#### [REQUEST]
Report how many lines in the records below contain the word "that". Give only the number.

#### [DATA RECORDS]

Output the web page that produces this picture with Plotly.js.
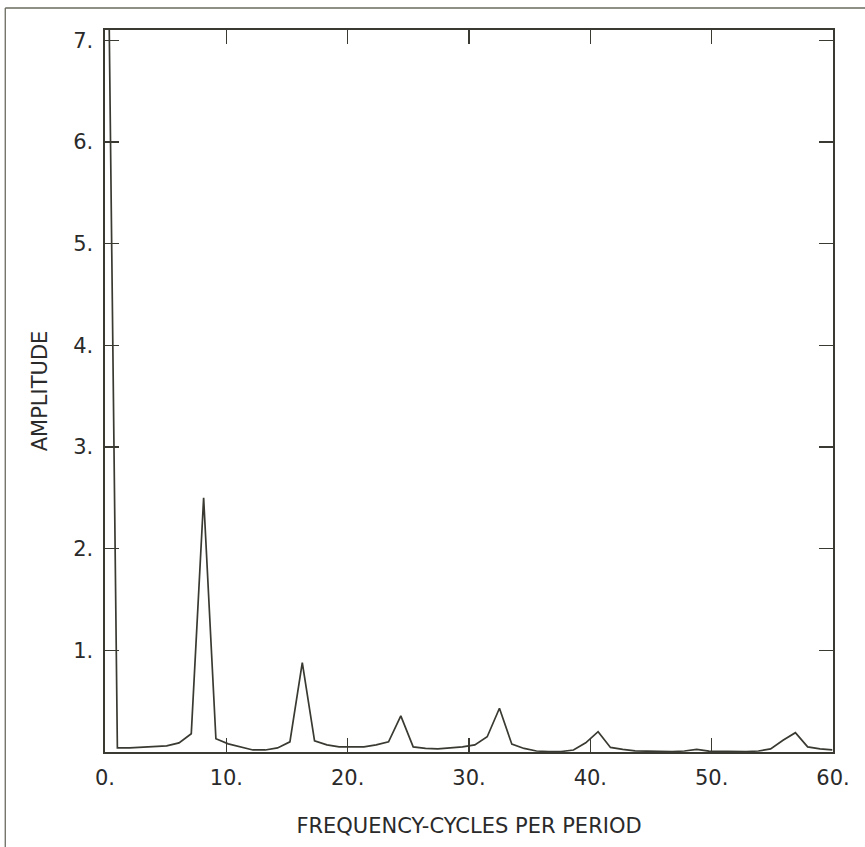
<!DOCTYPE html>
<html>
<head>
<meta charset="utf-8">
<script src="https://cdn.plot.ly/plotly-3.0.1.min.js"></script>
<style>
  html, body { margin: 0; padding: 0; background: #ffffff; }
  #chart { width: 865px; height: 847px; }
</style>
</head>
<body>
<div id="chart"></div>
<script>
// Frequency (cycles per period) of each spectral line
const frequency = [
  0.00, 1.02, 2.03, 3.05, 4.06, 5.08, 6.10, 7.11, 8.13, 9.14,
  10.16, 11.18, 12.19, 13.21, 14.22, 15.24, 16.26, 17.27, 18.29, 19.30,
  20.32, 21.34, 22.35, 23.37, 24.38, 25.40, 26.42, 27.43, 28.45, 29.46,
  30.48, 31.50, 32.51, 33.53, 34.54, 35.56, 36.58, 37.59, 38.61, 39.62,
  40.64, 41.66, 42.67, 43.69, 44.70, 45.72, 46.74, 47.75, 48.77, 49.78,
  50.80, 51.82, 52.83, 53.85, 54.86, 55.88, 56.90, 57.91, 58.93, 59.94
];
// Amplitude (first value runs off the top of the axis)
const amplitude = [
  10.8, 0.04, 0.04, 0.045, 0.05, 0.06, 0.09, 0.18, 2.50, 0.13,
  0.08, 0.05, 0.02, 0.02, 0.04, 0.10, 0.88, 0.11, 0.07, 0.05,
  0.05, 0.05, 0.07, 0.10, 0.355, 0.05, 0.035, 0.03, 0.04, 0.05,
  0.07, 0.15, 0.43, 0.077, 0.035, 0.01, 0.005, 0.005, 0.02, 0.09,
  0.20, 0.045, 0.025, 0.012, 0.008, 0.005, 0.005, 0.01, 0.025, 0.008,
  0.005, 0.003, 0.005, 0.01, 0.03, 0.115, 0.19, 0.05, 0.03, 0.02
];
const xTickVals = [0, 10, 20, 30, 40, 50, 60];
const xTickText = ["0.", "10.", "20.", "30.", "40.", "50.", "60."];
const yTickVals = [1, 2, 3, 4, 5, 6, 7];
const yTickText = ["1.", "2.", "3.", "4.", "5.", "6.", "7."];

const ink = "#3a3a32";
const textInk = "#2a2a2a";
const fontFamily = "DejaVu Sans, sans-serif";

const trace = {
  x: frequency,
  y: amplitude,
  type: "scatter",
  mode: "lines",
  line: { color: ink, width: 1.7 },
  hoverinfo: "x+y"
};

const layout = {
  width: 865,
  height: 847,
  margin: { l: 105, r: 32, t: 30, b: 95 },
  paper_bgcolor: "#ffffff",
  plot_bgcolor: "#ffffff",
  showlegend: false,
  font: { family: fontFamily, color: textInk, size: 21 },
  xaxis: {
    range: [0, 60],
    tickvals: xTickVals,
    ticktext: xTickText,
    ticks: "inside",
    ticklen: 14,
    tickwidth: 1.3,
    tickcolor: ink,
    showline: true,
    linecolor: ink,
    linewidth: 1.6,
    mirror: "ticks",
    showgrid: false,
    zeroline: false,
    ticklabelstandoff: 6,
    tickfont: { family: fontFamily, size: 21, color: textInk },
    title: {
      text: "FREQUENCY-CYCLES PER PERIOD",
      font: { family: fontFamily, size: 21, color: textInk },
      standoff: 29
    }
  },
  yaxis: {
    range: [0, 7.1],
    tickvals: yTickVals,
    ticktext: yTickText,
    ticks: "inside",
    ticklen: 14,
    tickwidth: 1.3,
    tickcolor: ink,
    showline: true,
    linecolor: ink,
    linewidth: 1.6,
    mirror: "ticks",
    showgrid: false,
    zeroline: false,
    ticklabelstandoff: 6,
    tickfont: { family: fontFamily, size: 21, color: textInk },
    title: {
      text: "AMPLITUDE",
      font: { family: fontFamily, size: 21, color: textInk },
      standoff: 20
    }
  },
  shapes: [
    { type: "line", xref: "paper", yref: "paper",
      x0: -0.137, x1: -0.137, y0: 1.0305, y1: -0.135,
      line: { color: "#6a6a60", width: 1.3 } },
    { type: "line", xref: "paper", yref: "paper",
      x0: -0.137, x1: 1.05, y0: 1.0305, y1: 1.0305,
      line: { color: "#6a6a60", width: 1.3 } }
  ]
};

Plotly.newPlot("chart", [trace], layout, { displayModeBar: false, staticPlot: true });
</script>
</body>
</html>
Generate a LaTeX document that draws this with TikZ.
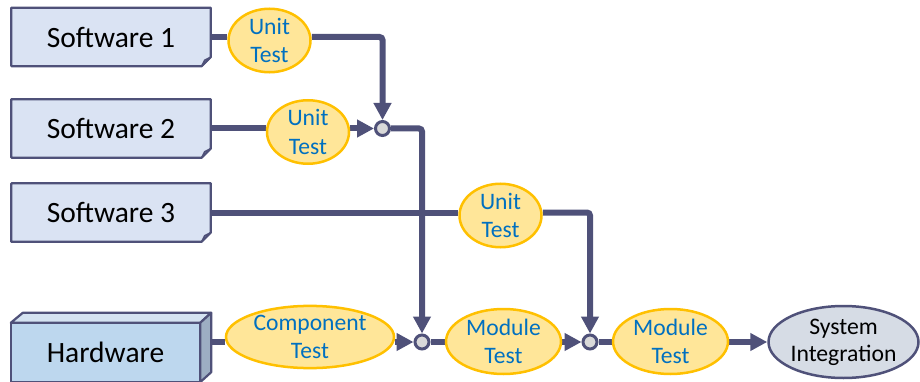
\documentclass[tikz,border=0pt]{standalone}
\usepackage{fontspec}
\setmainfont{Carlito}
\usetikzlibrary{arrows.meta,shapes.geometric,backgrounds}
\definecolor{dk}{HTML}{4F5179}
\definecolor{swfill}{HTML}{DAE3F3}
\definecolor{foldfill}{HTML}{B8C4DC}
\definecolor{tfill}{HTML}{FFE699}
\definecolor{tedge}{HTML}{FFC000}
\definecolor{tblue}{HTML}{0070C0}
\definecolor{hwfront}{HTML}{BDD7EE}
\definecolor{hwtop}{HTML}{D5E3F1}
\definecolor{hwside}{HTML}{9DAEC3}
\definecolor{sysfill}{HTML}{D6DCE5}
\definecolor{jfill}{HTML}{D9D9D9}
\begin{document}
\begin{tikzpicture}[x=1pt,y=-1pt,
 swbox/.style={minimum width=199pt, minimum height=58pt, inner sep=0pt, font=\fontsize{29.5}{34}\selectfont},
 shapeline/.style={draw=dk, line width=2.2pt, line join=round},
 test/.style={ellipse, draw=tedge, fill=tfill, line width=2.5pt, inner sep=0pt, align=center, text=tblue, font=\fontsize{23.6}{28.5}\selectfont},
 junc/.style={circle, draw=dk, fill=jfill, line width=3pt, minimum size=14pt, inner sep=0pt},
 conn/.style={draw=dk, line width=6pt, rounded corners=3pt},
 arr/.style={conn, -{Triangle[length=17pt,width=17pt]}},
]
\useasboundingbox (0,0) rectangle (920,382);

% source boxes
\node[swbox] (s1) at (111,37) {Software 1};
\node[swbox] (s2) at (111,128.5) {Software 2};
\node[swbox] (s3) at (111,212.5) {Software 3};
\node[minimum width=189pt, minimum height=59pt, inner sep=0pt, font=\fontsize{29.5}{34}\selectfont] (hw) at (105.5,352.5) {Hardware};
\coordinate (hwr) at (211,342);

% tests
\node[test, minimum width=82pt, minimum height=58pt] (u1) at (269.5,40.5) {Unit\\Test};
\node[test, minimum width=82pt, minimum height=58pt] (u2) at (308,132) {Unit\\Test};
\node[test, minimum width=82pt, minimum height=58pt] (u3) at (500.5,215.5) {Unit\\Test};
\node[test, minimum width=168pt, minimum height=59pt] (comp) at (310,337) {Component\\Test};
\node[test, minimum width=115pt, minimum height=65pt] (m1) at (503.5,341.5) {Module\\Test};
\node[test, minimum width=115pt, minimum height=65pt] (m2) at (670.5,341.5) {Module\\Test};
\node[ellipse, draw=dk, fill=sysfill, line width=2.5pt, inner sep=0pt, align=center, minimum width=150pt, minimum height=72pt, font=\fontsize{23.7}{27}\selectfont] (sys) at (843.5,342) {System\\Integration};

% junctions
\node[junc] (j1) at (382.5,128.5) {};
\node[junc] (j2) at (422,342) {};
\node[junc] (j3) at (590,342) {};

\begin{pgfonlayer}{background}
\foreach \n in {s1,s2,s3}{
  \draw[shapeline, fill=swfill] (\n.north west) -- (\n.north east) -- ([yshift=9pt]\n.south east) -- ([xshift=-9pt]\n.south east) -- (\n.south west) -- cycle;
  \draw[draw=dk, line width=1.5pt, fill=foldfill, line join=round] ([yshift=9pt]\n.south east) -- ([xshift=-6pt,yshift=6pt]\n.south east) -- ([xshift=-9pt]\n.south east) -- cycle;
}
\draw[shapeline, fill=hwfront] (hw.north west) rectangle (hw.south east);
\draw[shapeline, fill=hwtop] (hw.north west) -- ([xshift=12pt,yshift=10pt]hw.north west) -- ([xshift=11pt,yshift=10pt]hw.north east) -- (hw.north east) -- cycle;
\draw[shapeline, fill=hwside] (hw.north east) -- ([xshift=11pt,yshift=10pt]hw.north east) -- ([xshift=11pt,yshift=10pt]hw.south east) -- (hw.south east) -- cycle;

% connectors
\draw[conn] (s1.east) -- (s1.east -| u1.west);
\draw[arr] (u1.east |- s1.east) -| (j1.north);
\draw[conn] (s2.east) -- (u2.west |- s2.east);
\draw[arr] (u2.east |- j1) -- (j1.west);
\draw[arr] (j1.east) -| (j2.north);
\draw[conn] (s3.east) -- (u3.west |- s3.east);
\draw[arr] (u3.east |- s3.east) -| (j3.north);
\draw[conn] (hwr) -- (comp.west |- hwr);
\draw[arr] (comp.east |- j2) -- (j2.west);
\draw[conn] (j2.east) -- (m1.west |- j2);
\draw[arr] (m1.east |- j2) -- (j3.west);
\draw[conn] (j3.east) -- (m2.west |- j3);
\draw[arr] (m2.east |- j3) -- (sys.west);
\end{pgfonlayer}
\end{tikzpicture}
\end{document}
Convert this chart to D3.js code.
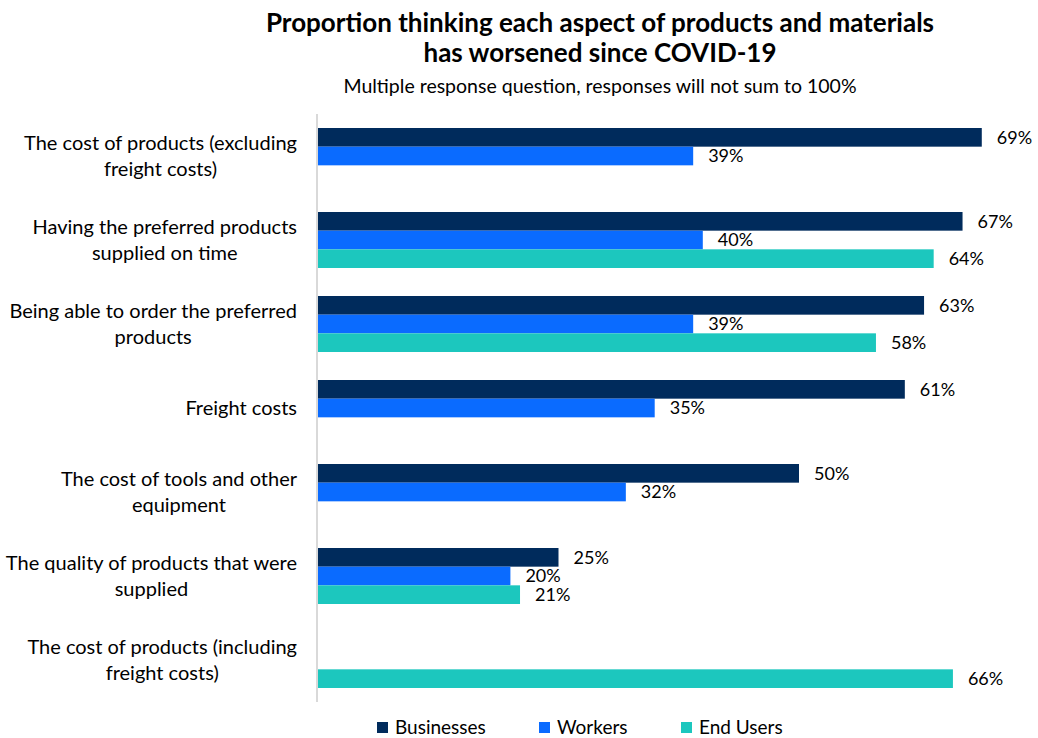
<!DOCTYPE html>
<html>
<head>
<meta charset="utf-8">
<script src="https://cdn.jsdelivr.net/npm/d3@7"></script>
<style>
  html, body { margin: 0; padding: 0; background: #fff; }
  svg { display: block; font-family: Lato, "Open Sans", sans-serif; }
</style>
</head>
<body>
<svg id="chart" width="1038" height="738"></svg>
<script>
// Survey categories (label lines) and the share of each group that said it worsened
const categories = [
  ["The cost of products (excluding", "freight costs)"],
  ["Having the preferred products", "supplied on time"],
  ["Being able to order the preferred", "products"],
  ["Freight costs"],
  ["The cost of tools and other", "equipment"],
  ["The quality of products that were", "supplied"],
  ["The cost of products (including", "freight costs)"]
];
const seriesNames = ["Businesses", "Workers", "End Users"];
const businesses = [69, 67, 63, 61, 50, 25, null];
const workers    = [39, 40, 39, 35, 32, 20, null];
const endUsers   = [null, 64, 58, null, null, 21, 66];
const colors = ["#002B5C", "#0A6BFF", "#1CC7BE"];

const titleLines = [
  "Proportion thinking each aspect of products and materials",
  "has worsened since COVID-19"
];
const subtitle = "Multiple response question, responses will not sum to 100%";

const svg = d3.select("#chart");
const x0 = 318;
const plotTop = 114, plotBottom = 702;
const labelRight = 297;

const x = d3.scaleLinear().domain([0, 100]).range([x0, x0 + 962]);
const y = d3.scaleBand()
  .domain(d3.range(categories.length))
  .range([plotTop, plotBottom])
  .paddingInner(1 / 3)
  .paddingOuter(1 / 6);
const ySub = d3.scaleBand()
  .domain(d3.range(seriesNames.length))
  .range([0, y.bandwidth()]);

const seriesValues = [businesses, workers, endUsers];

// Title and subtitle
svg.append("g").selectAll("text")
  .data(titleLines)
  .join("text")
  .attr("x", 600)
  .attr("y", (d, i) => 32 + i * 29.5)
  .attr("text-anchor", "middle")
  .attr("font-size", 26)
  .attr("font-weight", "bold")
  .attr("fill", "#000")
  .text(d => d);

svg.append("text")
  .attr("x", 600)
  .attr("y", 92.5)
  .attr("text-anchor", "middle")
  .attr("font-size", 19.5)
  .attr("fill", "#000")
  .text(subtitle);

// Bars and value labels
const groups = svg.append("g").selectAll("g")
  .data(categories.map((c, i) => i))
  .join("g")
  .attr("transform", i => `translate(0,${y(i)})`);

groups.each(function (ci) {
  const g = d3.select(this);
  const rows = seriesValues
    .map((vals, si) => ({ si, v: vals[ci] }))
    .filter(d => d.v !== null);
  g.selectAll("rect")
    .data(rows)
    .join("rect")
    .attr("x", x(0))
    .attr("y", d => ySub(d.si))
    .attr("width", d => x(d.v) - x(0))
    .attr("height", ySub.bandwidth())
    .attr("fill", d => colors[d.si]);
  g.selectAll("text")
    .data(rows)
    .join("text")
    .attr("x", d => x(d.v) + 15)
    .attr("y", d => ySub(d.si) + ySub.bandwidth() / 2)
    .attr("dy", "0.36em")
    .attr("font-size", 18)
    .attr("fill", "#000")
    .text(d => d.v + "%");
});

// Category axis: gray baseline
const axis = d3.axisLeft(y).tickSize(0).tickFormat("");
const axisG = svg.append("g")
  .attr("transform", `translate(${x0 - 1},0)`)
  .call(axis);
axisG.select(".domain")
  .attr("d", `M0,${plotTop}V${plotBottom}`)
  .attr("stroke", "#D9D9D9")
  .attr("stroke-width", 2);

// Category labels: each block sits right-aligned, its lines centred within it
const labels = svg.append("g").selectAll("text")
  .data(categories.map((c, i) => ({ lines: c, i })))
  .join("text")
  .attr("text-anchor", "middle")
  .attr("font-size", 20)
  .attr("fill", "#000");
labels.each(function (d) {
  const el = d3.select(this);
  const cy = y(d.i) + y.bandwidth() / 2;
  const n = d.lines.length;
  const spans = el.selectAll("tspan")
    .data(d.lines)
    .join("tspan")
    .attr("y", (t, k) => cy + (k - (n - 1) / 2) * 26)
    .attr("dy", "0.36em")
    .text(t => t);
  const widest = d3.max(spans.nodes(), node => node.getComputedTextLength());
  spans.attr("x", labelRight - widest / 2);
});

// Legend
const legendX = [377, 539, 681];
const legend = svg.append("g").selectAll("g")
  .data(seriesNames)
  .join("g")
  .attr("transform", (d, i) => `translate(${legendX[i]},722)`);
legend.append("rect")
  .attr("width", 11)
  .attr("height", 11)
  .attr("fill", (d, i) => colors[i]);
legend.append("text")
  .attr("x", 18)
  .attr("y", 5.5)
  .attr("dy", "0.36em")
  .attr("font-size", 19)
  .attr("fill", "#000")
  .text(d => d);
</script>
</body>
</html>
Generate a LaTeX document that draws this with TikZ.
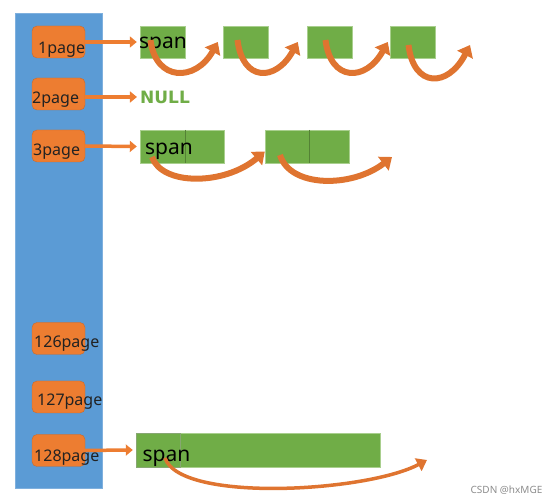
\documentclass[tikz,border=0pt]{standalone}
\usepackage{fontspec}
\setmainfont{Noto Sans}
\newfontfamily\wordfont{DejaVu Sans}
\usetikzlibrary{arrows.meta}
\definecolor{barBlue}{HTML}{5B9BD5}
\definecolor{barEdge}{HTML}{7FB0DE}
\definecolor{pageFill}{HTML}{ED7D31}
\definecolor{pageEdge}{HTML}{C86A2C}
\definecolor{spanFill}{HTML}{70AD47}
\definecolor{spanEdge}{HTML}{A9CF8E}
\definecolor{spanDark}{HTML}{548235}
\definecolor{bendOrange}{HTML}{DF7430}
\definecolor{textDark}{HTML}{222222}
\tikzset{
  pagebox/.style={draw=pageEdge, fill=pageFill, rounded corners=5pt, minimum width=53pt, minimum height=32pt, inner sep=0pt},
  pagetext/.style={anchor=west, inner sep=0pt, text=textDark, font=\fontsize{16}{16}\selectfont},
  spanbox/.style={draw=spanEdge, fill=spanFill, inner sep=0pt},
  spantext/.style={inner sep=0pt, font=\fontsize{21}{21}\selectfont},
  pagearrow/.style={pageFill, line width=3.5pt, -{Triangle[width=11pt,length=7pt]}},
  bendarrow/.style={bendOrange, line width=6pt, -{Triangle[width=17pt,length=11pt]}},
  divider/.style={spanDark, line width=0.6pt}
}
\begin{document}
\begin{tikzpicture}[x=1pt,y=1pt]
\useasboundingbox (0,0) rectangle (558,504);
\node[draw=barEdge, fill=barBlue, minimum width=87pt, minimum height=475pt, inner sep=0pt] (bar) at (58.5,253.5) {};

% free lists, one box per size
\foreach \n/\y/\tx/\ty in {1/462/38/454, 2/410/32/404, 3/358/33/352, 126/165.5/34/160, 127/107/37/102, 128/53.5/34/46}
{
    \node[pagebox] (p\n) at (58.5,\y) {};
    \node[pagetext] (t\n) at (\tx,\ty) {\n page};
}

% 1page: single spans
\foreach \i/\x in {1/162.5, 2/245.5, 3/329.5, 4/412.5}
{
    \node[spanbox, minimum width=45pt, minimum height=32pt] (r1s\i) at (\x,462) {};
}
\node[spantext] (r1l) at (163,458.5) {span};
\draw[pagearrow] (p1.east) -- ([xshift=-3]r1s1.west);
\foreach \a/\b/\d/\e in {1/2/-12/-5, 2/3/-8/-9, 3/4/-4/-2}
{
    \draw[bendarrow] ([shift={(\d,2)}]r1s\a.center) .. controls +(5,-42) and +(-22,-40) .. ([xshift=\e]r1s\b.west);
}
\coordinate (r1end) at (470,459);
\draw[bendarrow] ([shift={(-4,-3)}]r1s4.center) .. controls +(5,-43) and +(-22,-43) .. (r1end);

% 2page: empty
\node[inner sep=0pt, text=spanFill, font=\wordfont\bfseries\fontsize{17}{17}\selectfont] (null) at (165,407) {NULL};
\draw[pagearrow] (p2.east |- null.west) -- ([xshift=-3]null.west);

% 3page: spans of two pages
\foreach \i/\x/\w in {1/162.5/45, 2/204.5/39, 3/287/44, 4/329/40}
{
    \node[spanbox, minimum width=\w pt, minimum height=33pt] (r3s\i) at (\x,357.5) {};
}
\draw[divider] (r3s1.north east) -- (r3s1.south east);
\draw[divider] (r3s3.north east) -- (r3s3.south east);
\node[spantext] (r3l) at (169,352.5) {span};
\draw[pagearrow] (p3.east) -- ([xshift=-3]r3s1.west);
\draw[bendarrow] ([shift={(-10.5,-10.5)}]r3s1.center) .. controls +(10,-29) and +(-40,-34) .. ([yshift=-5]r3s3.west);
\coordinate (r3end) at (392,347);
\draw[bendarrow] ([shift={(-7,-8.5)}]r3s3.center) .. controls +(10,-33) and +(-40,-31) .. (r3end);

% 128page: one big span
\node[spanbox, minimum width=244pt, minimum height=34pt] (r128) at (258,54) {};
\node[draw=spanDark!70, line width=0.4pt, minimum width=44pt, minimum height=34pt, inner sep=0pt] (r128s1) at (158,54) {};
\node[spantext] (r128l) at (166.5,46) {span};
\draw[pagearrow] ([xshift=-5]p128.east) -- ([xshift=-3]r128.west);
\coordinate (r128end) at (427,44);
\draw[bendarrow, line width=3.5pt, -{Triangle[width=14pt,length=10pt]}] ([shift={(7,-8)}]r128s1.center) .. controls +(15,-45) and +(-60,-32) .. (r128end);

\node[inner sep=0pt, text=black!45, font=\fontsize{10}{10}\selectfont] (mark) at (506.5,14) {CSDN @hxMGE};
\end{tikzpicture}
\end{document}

#### [SOLUTION TO THIS PROBLEM]
5